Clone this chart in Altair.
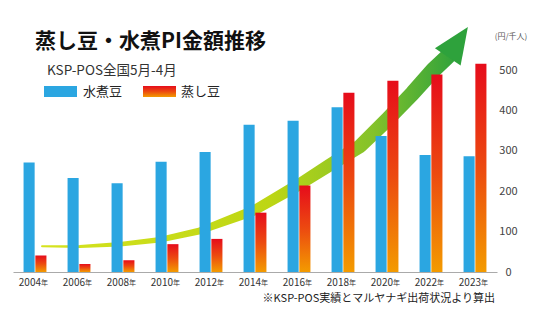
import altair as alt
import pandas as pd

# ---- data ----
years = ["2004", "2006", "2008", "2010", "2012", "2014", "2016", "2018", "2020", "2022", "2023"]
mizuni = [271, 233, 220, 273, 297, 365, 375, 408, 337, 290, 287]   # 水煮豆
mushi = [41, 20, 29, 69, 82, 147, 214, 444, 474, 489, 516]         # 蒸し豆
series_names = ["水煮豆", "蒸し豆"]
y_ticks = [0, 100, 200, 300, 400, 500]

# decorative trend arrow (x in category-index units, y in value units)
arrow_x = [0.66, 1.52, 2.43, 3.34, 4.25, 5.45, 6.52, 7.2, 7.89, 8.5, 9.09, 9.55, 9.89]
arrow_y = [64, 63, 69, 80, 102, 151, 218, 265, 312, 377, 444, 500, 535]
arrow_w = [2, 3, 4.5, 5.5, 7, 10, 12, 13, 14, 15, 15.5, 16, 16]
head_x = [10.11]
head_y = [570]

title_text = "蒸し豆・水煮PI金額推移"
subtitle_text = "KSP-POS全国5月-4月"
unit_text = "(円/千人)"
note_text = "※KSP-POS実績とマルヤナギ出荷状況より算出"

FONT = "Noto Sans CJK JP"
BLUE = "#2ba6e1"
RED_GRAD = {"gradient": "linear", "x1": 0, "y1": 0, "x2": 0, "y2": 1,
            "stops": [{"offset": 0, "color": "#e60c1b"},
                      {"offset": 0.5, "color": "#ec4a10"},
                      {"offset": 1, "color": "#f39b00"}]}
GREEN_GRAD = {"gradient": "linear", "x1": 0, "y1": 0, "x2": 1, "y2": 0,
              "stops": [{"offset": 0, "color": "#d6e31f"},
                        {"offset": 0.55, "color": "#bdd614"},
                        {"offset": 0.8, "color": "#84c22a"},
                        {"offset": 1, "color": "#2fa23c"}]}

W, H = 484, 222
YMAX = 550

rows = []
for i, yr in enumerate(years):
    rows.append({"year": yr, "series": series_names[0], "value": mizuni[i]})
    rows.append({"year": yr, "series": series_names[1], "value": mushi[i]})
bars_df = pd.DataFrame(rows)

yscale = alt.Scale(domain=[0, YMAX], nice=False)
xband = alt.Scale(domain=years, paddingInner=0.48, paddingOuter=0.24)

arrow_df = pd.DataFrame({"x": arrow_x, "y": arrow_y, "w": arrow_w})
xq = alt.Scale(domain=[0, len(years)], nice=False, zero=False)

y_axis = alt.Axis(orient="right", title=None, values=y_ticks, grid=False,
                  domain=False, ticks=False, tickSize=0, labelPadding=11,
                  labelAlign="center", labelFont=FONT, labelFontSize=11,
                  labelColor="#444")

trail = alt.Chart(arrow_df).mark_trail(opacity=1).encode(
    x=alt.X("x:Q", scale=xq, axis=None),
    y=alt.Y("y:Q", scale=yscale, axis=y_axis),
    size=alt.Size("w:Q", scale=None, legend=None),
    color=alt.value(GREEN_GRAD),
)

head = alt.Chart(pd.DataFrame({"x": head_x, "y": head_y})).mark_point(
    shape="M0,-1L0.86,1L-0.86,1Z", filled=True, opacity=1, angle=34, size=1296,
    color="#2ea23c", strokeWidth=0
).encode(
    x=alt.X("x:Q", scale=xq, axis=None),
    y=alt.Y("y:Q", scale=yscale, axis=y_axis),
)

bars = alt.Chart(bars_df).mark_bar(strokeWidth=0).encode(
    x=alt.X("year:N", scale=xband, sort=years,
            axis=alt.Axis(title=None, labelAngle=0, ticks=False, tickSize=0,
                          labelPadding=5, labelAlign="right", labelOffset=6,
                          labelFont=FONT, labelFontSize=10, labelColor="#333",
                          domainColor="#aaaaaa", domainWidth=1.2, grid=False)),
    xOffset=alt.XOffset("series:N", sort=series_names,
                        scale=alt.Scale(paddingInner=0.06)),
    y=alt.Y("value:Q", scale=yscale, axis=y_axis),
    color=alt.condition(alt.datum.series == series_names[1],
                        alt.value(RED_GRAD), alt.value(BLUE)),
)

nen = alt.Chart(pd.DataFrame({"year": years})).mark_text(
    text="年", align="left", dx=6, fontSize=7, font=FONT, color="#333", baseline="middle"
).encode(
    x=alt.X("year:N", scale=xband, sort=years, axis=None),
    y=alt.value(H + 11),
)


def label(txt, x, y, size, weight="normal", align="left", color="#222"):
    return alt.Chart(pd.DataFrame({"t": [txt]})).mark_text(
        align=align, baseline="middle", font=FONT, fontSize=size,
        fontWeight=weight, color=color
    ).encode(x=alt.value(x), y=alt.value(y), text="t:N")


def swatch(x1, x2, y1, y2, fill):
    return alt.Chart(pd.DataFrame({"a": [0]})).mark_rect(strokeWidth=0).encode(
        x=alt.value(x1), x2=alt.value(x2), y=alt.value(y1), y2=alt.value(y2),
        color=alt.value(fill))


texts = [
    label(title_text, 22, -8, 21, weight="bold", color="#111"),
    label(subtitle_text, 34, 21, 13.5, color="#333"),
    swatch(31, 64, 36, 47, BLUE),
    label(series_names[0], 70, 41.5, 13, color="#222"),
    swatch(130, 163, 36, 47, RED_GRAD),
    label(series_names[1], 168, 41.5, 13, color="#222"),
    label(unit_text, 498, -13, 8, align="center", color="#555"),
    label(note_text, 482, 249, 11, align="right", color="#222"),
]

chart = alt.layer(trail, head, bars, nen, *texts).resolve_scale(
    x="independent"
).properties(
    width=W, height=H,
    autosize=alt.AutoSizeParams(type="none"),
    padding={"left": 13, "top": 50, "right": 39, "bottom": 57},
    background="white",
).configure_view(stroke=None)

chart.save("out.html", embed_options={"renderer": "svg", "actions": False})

- _WHAT TO DO_
Copy out each line exactly, without the pictures.

- _SOLVED PROBLEM_
Clone this chart in Altair.
import altair as alt
import pandas as pd

# ---- data ----
years = ["2004", "2006", "2008", "2010", "2012", "2014", "2016", "2018", "2020", "2022", "2023"]
mizuni = [271, 233, 220, 273, 297, 365, 375, 408, 337, 290, 287]   # 水煮豆
mushi = [41, 20, 29, 69, 82, 147, 214, 444, 474, 489, 516]         # 蒸し豆
series_names = ["水煮豆", "蒸し豆"]
y_ticks = [0, 100, 200, 300, 400, 500]

# decorative trend arrow (x in category-index units, y in value units)
arrow_x = [0.66, 1.52, 2.43, 3.34, 4.25, 5.45, 6.52, 7.2, 7.89, 8.5, 9.09, 9.55, 9.89]
arrow_y = [64, 63, 69, 80, 102, 151, 218, 265, 312, 377, 444, 500, 535]
arrow_w = [2, 3, 4.5, 5.5, 7, 10, 12, 13, 14, 15, 15.5, 16, 16]
head_x = [10.11]
head_y = [570]

title_text = "蒸し豆・水煮PI金額推移"
subtitle_text = "KSP-POS全国5月-4月"
unit_text = "(円/千人)"
note_text = "※KSP-POS実績とマルヤナギ出荷状況より算出"

FONT = "Noto Sans CJK JP"
BLUE = "#2ba6e1"
RED_GRAD = {"gradient": "linear", "x1": 0, "y1": 0, "x2": 0, "y2": 1,
            "stops": [{"offset": 0, "color": "#e60c1b"},
                      {"offset": 0.5, "color": "#ec4a10"},
                      {"offset": 1, "color": "#f39b00"}]}
GREEN_GRAD = {"gradient": "linear", "x1": 0, "y1": 0, "x2": 1, "y2": 0,
              "stops": [{"offset": 0, "color": "#d6e31f"},
                        {"offset": 0.55, "color": "#bdd614"},
                        {"offset": 0.8, "color": "#84c22a"},
                        {"offset": 1, "color": "#2fa23c"}]}

W, H = 484, 222
YMAX = 550

rows = []
for i, yr in enumerate(years):
    rows.append({"year": yr, "series": series_names[0], "value": mizuni[i]})
    rows.append({"year": yr, "series": series_names[1], "value": mushi[i]})
bars_df = pd.DataFrame(rows)

yscale = alt.Scale(domain=[0, YMAX], nice=False)
xband = alt.Scale(domain=years, paddingInner=0.48, paddingOuter=0.24)

arrow_df = pd.DataFrame({"x": arrow_x, "y": arrow_y, "w": arrow_w})
xq = alt.Scale(domain=[0, len(years)], nice=False, zero=False)

y_axis = alt.Axis(orient="right", title=None, values=y_ticks, grid=False,
                  domain=False, ticks=False, tickSize=0, labelPadding=11,
                  labelAlign="center", labelFont=FONT, labelFontSize=11,
                  labelColor="#444")

trail = alt.Chart(arrow_df).mark_trail(opacity=1).encode(
    x=alt.X("x:Q", scale=xq, axis=None),
    y=alt.Y("y:Q", scale=yscale, axis=y_axis),
    size=alt.Size("w:Q", scale=None, legend=None),
    color=alt.value(GREEN_GRAD),
)

head = alt.Chart(pd.DataFrame({"x": head_x, "y": head_y})).mark_point(
    shape="M0,-1L0.86,1L-0.86,1Z", filled=True, opacity=1, angle=34, size=1296,
    color="#2ea23c", strokeWidth=0
).encode(
    x=alt.X("x:Q", scale=xq, axis=None),
    y=alt.Y("y:Q", scale=yscale, axis=y_axis),
)

bars = alt.Chart(bars_df).mark_bar(strokeWidth=0).encode(
    x=alt.X("year:N", scale=xband, sort=years,
            axis=alt.Axis(title=None, labelAngle=0, ticks=False, tickSize=0,
                          labelPadding=5, labelAlign="right", labelOffset=6,
                          labelFont=FONT, labelFontSize=10, labelColor="#333",
                          domainColor="#aaaaaa", domainWidth=1.2, grid=False)),
    xOffset=alt.XOffset("series:N", sort=series_names,
                        scale=alt.Scale(paddingInner=0.06)),
    y=alt.Y("value:Q", scale=yscale, axis=y_axis),
    color=alt.condition(alt.datum.series == series_names[1],
                        alt.value(RED_GRAD), alt.value(BLUE)),
)

nen = alt.Chart(pd.DataFrame({"year": years})).mark_text(
    text="年", align="left", dx=6, fontSize=7, font=FONT, color="#333", baseline="middle"
).encode(
    x=alt.X("year:N", scale=xband, sort=years, axis=None),
    y=alt.value(H + 11),
)


def label(txt, x, y, size, weight="normal", align="left", color="#222"):
    return alt.Chart(pd.DataFrame({"t": [txt]})).mark_text(
        align=align, baseline="middle", font=FONT, fontSize=size,
        fontWeight=weight, color=color
    ).encode(x=alt.value(x), y=alt.value(y), text="t:N")


def swatch(x1, x2, y1, y2, fill):
    return alt.Chart(pd.DataFrame({"a": [0]})).mark_rect(strokeWidth=0).encode(
        x=alt.value(x1), x2=alt.value(x2), y=alt.value(y1), y2=alt.value(y2),
        color=alt.value(fill))


texts = [
    label(title_text, 22, -8, 21, weight="bold", color="#111"),
    label(subtitle_text, 34, 21, 13.5, color="#333"),
    swatch(31, 64, 36, 47, BLUE),
    label(series_names[0], 70, 41.5, 13, color="#222"),
    swatch(130, 163, 36, 47, RED_GRAD),
    label(series_names[1], 168, 41.5, 13, color="#222"),
    label(unit_text, 498, -13, 8, align="center", color="#555"),
    label(note_text, 482, 249, 11, align="right", color="#222"),
]

chart = alt.layer(trail, head, bars, nen, *texts).resolve_scale(
    x="independent"
).properties(
    width=W, height=H,
    autosize=alt.AutoSizeParams(type="none"),
    padding={"left": 13, "top": 50, "right": 39, "bottom": 57},
    background="white",
).configure_view(stroke=None)

chart.save("out.html", embed_options={"renderer": "svg", "actions": False})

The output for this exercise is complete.